August 8, 2012
United States (English)
Directed by David Frankel
Written by Vanessa Taylor
Even though they are portraying a long-since married couple whose relationship is dwindling, Meryl Streep and Tommy Lee Jones shine in their respective roles. Interferences prevent "Hope Springs" from being the wonderful film it sometimes is.
Kay and Arnold's lives as married empty-nesters have become ingrained into routine. She makes him breakfast, they both go to work, she makes him dinner, he falls asleep on the couch watching golf, she wakes him and they retire to their separate bedrooms. Occasionally Kay (played by the incomparable Meryl Streep who wins our adoration yet again) tries to infatuate Arnold (played by Tommy Lee Jones who is so prickly these days he makes Walter Matthau seem like a fluffy puff). The guy cannot seem to get a clue, which immediately sways our sympathies to Kay's side of the court. Desperate she plans and pays for a trip to Hope Springs where Dr. Bernie Feld takes on couples for a couple's counseling boot camp!
Dr. Feld is played by Steve Carell and it is a divergent role for the man who is Michael Scott in so many of our minds. He continued to seem an odd choice for me but eventually proved his restraint. A good portion of "Hope Springs" takes place in Dr. Feld's office (pictured above) where Kay and Arnold sit on separate sides of the couch. The situation becomes most compelling as they begin answering questions about their love life and accepting assignments. The movie takes on an amusing classroom/homework dynamic. We root for the couple of over 30 years in a county where 1 in 2 marriages end in divorce. We are also naturally intrusive (as audiences are) as to what happened to this couple in the past to lead them where they are today.
Both sexes will found plenty to relate to in their own relationships or those of their parents. As the running time continues we see that Arnold is not entirely to fault here. Husband and wife have their idiosyncrasies and insecurities making this an honest look at intimacy in one relationship. You might even want to be taking notes!
One area in which I take issue with "Hope Springs" is regarding its soundtrack. Yes, you can expect the standard instrumental underscoring (though it's better called "over-scoring") in some key emotional moments, but early montages and curtain closers are set to alternative tunes that feel more obtrusive than anything.
Let it be known that what we have here is largely a comedy. Streep's humor often comes in the form of that iconic and irresistible smile which manifests itself in two ways: up-to-something or got-my-something. For Jones it usually appears in his effective crabbiness. "Hope Springs" is as much a comedy as it is a drama and both elements can be found in both leads. I always admire how some writers (Vanessa Taylor in this case) and then their deciphering actors can turn the mood on a dime.

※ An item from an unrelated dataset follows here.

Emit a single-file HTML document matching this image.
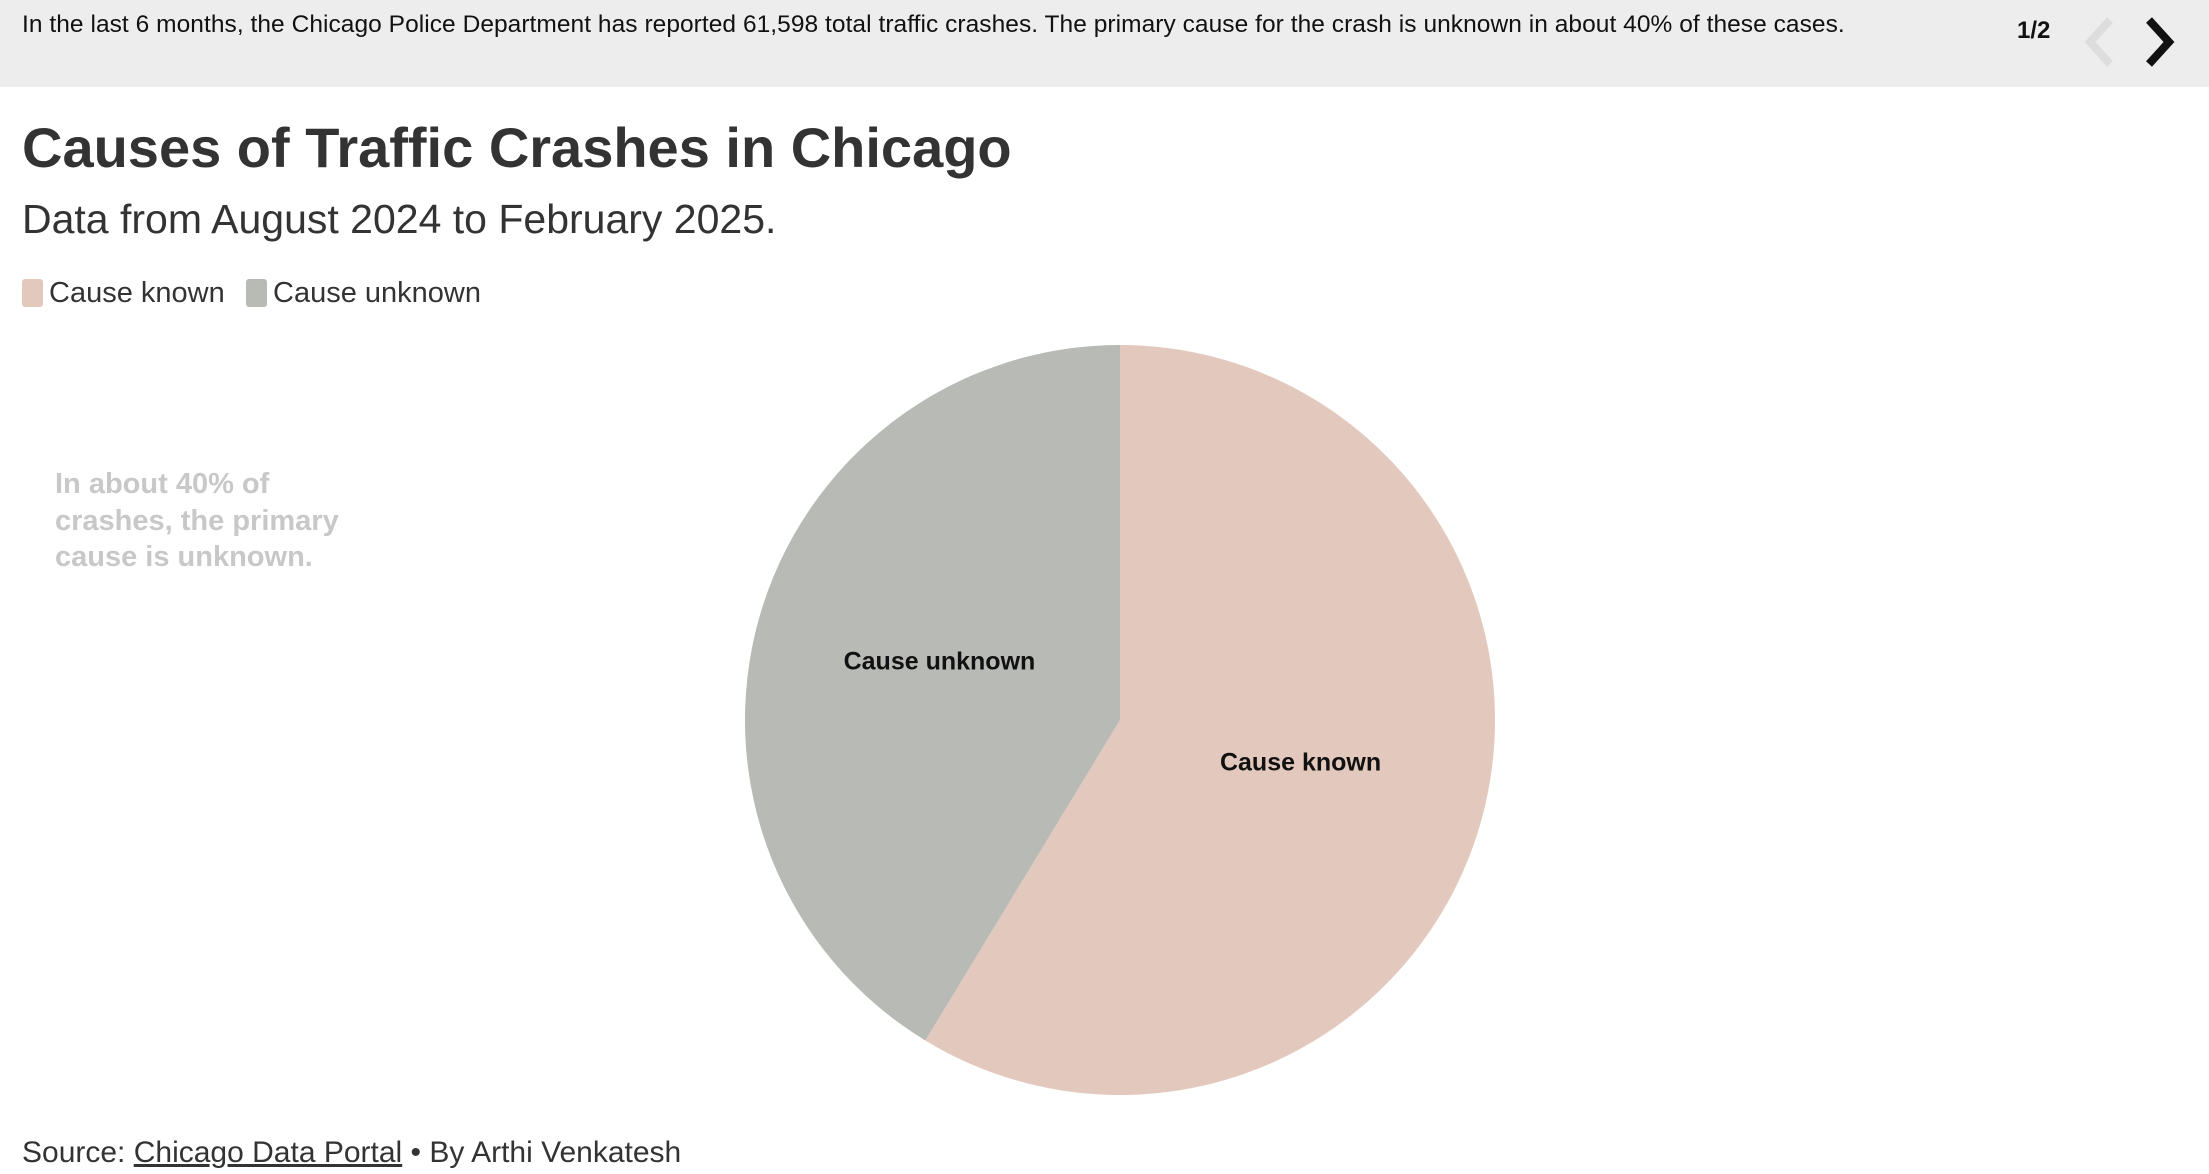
<!DOCTYPE html>
<html><head><meta charset="utf-8"><style>
body{margin:0;width:2209px;height:1174px;background:#fff;font-family:"Liberation Sans",sans-serif;position:relative;overflow:hidden;color:#333}
.a{position:absolute;white-space:nowrap}
</style></head><body>
<div class="a" style="left:0;top:0;width:2209px;height:87px;background:#ededed"></div>
<div class="a" style="left:22px;top:11px;font-size:24.5px;letter-spacing:0.05px;color:#111">In the last 6 months, the Chicago Police Department has reported 61,598 total traffic crashes. The primary cause for the crash is unknown in about 40% of these cases.</div>
<div class="a" style="left:2017px;top:17px;font-size:24px;font-weight:bold;color:#111">1/2</div>
<svg class="a" style="left:2082px;top:14px" width="34" height="56"><polyline points="28,6 8,28 28,50" fill="none" stroke="#ddd" stroke-width="8"/></svg>
<svg class="a" style="left:2143px;top:14px" width="34" height="56"><polyline points="6,6 26,28 6,50" fill="none" stroke="#111" stroke-width="8"/></svg>
<div class="a" style="left:22px;top:115px;font-size:56px;font-weight:bold;color:#333">Causes of Traffic Crashes in Chicago</div>
<div class="a" style="left:22px;top:196px;font-size:41px;color:#333">Data from August 2024 to February 2025.</div>
<div class="a" style="left:22px;top:277px;font-size:29px;color:#333"><span style="display:inline-block;width:21px;height:28px;background:#e3c9bd;border-radius:3px;vertical-align:-5px;margin-right:6px"></span>Cause known</div>
<div class="a" style="left:246px;top:277px;font-size:29px;color:#333"><span style="display:inline-block;width:21px;height:28px;background:#b8bab5;border-radius:3px;vertical-align:-5px;margin-right:6px"></span>Cause unknown</div>
<div class="a" style="left:55px;top:466px;font-size:29px;font-weight:bold;color:#c8c8c8;line-height:36.5px">In about 40% of<br>crashes, the primary<br>cause is unknown.</div>
<svg class="a" id="pie" style="left:0;top:0" width="2209" height="1174"></svg>
<div class="a" style="left:22px;top:1136px;font-size:30px;color:#333">Source: <span style="text-decoration:underline">Chicago Data Portal</span> • By Arthi Venkatesh</div>
<script>
const categories=["Cause known","Cause unknown"];
const values=[36150,25448];
const colors=["#e3c9bd","#b8bab5"];
const cx=1120,cy=720,r=375;
const svg=document.getElementById('pie');
const ns="http://www.w3.org/2000/svg";
const total=values.reduce((a,b)=>a+b,0);
let a0=0;
values.forEach((v,i)=>{
  const a1=a0+v/total*2*Math.PI;
  const p=(a)=>[cx+r*Math.sin(a),cy-r*Math.cos(a)];
  const [x0,y0]=p(a0),[x1,y1]=p(a1);
  const path=document.createElementNS(ns,'path');
  path.setAttribute('d',`M${cx},${cy}L${x0},${y0}A${r},${r} 0 ${a1-a0>Math.PI?1:0} 1 ${x1},${y1}Z`);
  path.setAttribute('fill',colors[i]);
  
  
  svg.appendChild(path);
  const m=(a0+a1)/2,lr=r*0.5;
  const t=document.createElementNS(ns,'text');
  t.setAttribute('x',cx+lr*Math.sin(m));
  t.setAttribute('y',cy-lr*Math.cos(m));
  t.setAttribute('text-anchor','middle');
  t.setAttribute('font-size','25');
  t.setAttribute('font-weight','bold');
  t.setAttribute('fill','#111');
  t.setAttribute('font-family','Liberation Sans, sans-serif');
  t.textContent=categories[i];
  
  
  svg.appendChild(t);
  a0=a1;
});
</script>
</body></html>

Unfortunately, "Hope Springs" goes for laughs (crude and otherwise) far too often and keeps it from reaching its full potential: the delightful and seriously daring film about sex for our day and age. I laughed considerably, but noticed where it would have been better to hold back. A waitress in the small town is funny the first time she guesses what the couple is here for, but her joking on a second visit wears out its welcome. Another example that readily comes to mind is a sexual fantasy Arnold has harbored for years which surfaces in one of their sessions. This Hollywood product decides to end on this for its final punchline. Luckily there is a lovely and raw scene--like some that came before it-- to accompany the closing credits, so stick around for that.
CONTENT: strong sexual content and related dialogue, language (Even though I have only been amongst such ranks for a little over a month, I would only recommend this film to married couples or adults in serious relationships.)